'''

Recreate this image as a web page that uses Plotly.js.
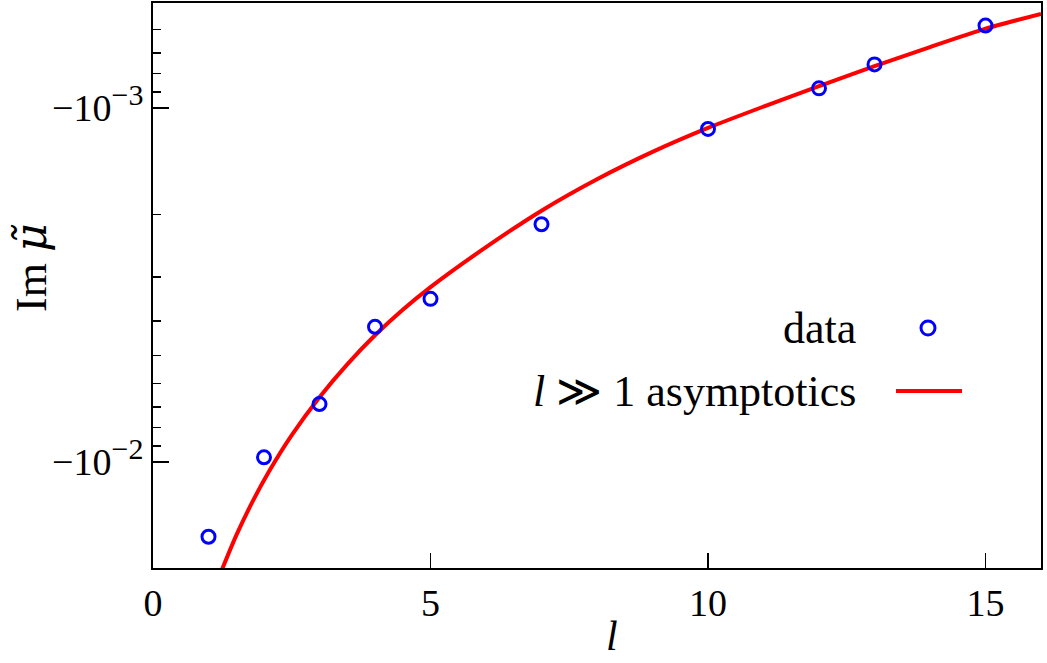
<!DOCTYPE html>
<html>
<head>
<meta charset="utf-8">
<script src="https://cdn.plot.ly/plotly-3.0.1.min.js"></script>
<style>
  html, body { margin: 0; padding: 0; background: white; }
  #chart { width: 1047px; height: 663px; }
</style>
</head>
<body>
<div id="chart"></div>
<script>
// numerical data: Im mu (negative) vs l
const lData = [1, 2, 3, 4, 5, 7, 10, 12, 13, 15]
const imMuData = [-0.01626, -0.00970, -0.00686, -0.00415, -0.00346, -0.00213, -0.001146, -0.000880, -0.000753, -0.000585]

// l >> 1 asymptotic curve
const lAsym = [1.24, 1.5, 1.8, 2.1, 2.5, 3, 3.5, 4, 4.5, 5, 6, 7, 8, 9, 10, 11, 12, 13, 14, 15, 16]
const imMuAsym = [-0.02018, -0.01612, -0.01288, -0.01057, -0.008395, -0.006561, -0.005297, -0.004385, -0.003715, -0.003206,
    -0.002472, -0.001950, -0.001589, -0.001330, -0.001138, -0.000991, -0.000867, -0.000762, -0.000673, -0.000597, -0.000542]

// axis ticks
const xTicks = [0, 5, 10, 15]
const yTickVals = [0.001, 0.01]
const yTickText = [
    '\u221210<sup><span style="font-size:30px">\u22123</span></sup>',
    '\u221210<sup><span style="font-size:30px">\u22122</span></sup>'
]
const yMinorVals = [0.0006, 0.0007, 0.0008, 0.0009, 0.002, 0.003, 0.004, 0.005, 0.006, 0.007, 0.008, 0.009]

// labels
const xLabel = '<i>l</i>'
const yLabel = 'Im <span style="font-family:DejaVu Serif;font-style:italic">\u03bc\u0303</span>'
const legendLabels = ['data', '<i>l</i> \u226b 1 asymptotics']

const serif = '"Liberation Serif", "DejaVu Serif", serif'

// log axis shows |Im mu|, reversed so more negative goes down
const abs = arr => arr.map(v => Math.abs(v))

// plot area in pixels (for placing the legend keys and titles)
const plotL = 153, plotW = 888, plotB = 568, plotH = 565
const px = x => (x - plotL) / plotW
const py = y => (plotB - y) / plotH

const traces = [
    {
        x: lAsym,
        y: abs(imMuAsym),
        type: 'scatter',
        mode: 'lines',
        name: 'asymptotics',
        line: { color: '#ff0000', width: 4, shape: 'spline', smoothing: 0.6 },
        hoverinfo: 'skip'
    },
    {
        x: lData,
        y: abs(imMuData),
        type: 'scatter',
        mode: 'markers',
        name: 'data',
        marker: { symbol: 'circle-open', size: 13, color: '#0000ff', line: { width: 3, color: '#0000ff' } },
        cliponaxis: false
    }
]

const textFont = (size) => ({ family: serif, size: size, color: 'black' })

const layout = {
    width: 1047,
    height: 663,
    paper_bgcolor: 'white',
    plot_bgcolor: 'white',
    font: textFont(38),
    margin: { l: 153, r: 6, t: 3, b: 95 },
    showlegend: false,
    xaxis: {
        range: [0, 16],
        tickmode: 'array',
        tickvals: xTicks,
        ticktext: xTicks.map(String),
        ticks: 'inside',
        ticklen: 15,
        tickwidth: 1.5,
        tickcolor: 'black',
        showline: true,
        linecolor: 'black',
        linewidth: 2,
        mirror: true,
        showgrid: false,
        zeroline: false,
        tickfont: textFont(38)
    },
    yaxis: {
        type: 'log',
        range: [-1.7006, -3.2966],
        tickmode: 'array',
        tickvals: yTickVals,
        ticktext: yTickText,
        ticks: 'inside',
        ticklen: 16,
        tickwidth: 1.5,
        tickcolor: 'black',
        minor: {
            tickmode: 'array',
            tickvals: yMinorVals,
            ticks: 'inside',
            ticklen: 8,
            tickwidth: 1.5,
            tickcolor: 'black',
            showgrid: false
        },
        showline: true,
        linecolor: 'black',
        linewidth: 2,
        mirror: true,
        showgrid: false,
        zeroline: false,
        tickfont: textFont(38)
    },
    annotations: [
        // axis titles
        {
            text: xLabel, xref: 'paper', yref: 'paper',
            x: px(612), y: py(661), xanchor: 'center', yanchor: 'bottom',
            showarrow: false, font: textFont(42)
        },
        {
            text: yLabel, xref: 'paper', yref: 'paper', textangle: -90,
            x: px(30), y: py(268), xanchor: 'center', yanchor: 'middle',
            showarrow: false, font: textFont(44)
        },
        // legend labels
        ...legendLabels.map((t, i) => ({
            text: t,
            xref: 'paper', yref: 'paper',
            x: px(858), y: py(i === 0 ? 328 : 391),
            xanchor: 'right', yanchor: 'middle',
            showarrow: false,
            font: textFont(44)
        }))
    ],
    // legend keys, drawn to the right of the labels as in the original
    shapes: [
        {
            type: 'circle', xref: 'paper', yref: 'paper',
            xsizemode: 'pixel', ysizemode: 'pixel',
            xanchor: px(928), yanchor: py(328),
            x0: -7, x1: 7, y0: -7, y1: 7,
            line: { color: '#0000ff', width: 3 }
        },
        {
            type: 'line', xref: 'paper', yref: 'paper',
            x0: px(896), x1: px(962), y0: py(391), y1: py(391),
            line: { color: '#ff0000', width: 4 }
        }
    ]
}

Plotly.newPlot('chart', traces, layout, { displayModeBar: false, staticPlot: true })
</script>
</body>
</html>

'''

_TASK INSTRUCTIONS_: Restate the material word for word from its first line through the line containing "const abs = arr => arr.map(v => Math.abs(v))", both included; the pictures do not belong in it.

_FINAL RESULT_:
Recreate this image as a web page that uses Plotly.js.
<!DOCTYPE html>
<html>
<head>
<meta charset="utf-8">
<script src="https://cdn.plot.ly/plotly-3.0.1.min.js"></script>
<style>
  html, body { margin: 0; padding: 0; background: white; }
  #chart { width: 1047px; height: 663px; }
</style>
</head>
<body>
<div id="chart"></div>
<script>
// numerical data: Im mu (negative) vs l
const lData = [1, 2, 3, 4, 5, 7, 10, 12, 13, 15]
const imMuData = [-0.01626, -0.00970, -0.00686, -0.00415, -0.00346, -0.00213, -0.001146, -0.000880, -0.000753, -0.000585]

// l >> 1 asymptotic curve
const lAsym = [1.24, 1.5, 1.8, 2.1, 2.5, 3, 3.5, 4, 4.5, 5, 6, 7, 8, 9, 10, 11, 12, 13, 14, 15, 16]
const imMuAsym = [-0.02018, -0.01612, -0.01288, -0.01057, -0.008395, -0.006561, -0.005297, -0.004385, -0.003715, -0.003206,
    -0.002472, -0.001950, -0.001589, -0.001330, -0.001138, -0.000991, -0.000867, -0.000762, -0.000673, -0.000597, -0.000542]

// axis ticks
const xTicks = [0, 5, 10, 15]
const yTickVals = [0.001, 0.01]
const yTickText = [
    '\u221210<sup><span style="font-size:30px">\u22123</span></sup>',
    '\u221210<sup><span style="font-size:30px">\u22122</span></sup>'
]
const yMinorVals = [0.0006, 0.0007, 0.0008, 0.0009, 0.002, 0.003, 0.004, 0.005, 0.006, 0.007, 0.008, 0.009]

// labels
const xLabel = '<i>l</i>'
const yLabel = 'Im <span style="font-family:DejaVu Serif;font-style:italic">\u03bc\u0303</span>'
const legendLabels = ['data', '<i>l</i> \u226b 1 asymptotics']

const serif = '"Liberation Serif", "DejaVu Serif", serif'

// log axis shows |Im mu|, reversed so more negative goes down
const abs = arr => arr.map(v => Math.abs(v))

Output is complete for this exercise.